A representative from the Southern Pines Police Department said there have been eight shootings in the town in the past year. He also said the police force has confiscated 73 illegal firearms in that time.

Gun violence has historically impacted the Black community, including many residents of Southern Pines and Aberdeen. The mothers and fathers of Black boys and girls spoke openly Saturday of the tragic incidents involving firearms that took the lives of their sons and daughters. Years later, they described vivid experiences of loss and love.
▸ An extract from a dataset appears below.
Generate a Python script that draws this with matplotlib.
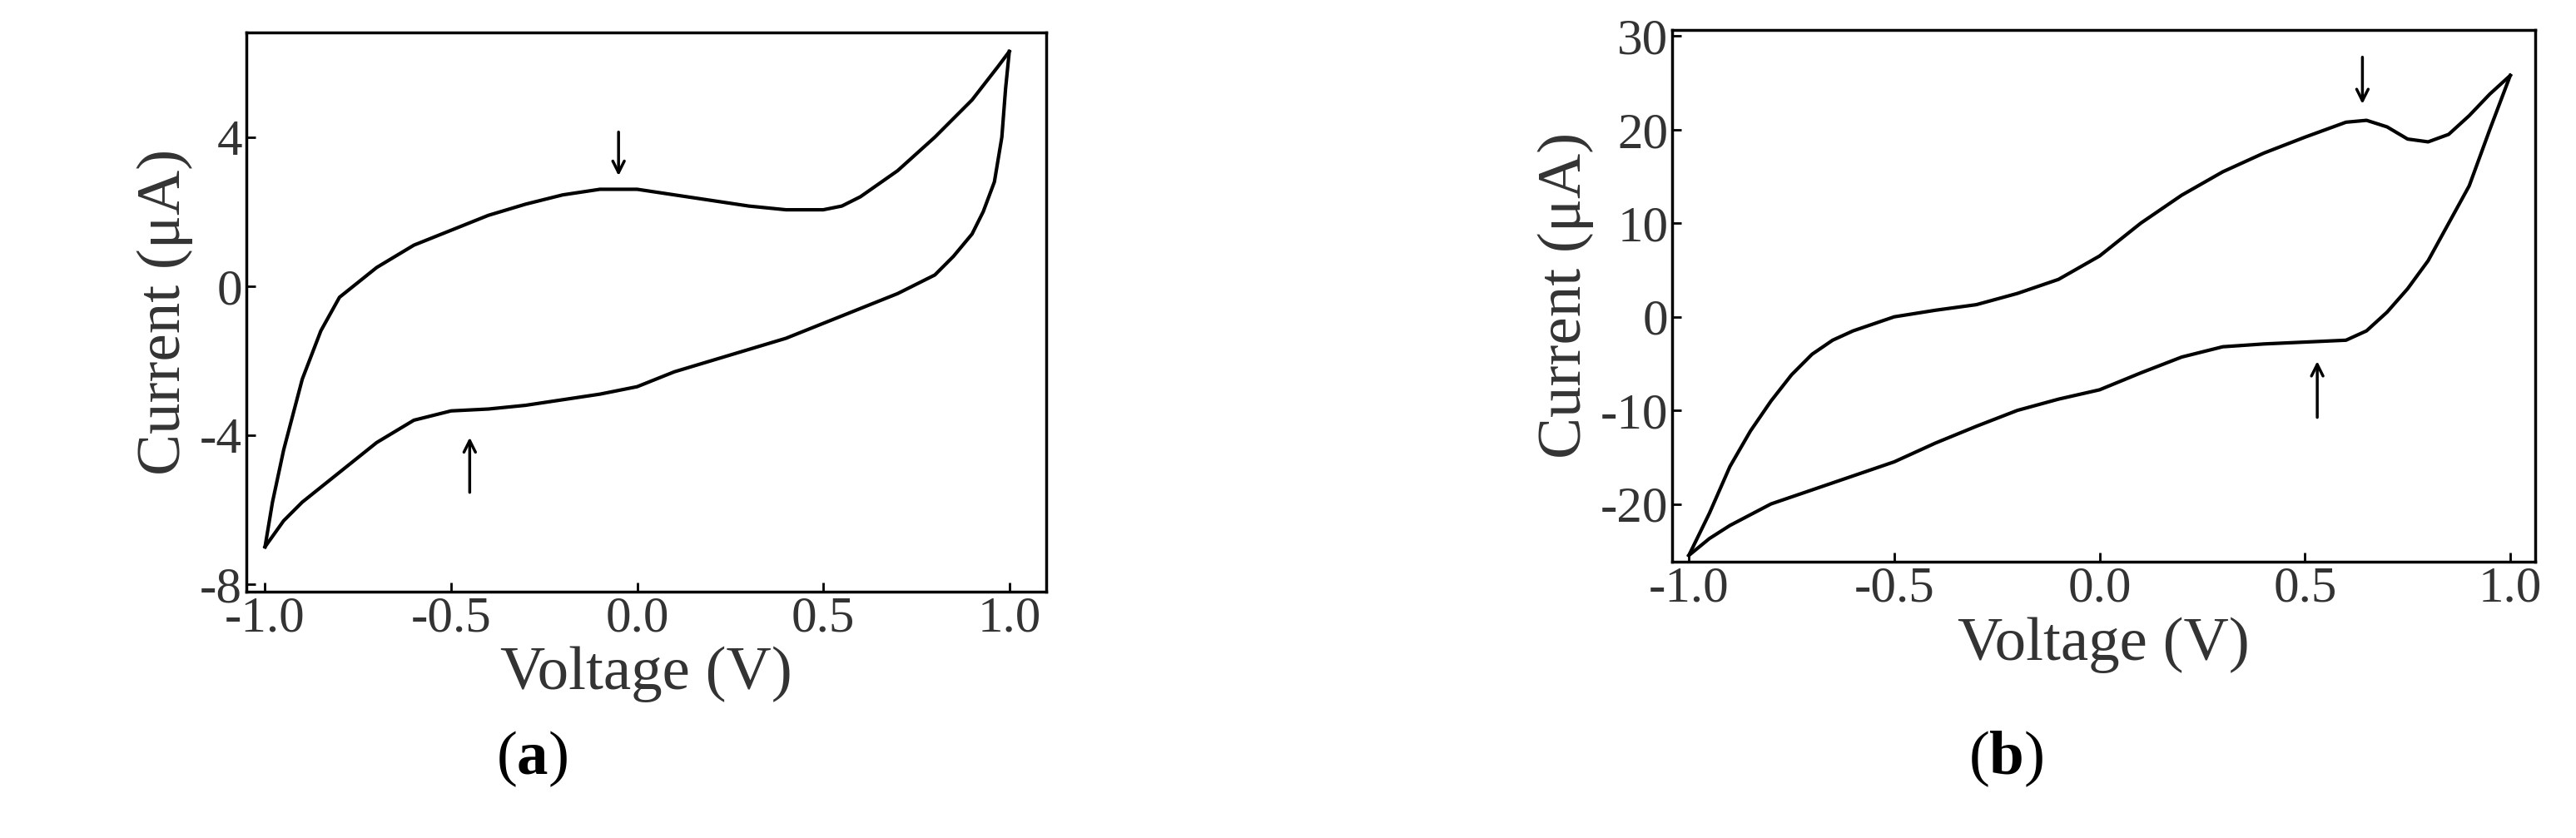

Rosie Daniels, the founder of MOMS, said she started the local chapter of the group in 2013 after her son, Floyd Williams was killed by gun violence. She shared a memory of Floyd, who she said was also good with kids. He would organize Easter Egg hunts and gatherings at their home where neighborhood kids could come and play.

“He would also name the kids, [have] a nickname he would give you and it stuck with you,” Daniels said. “So he has about five people right now that he named them, gave them nicknames, and they're like 15 and 16 now and that nickname stuck with them. So the memory that I share is, he loved children, he loved people, and he loved life. He loved everyone.”

Daniels said his son Floyd had a daughter of his own who was five years old when he died.

Daniels commemorated her son and others with a “memory table” she and the MOMS set up at the event. It included framed photographs of the children they had lost with candles and roses laid by each photo.

Alongside the photos was a trifold display board, which itself included a list that stretched over more than three pages. On it were the 62 names of those who had been killed in the past two decades by gun violence in Moore County.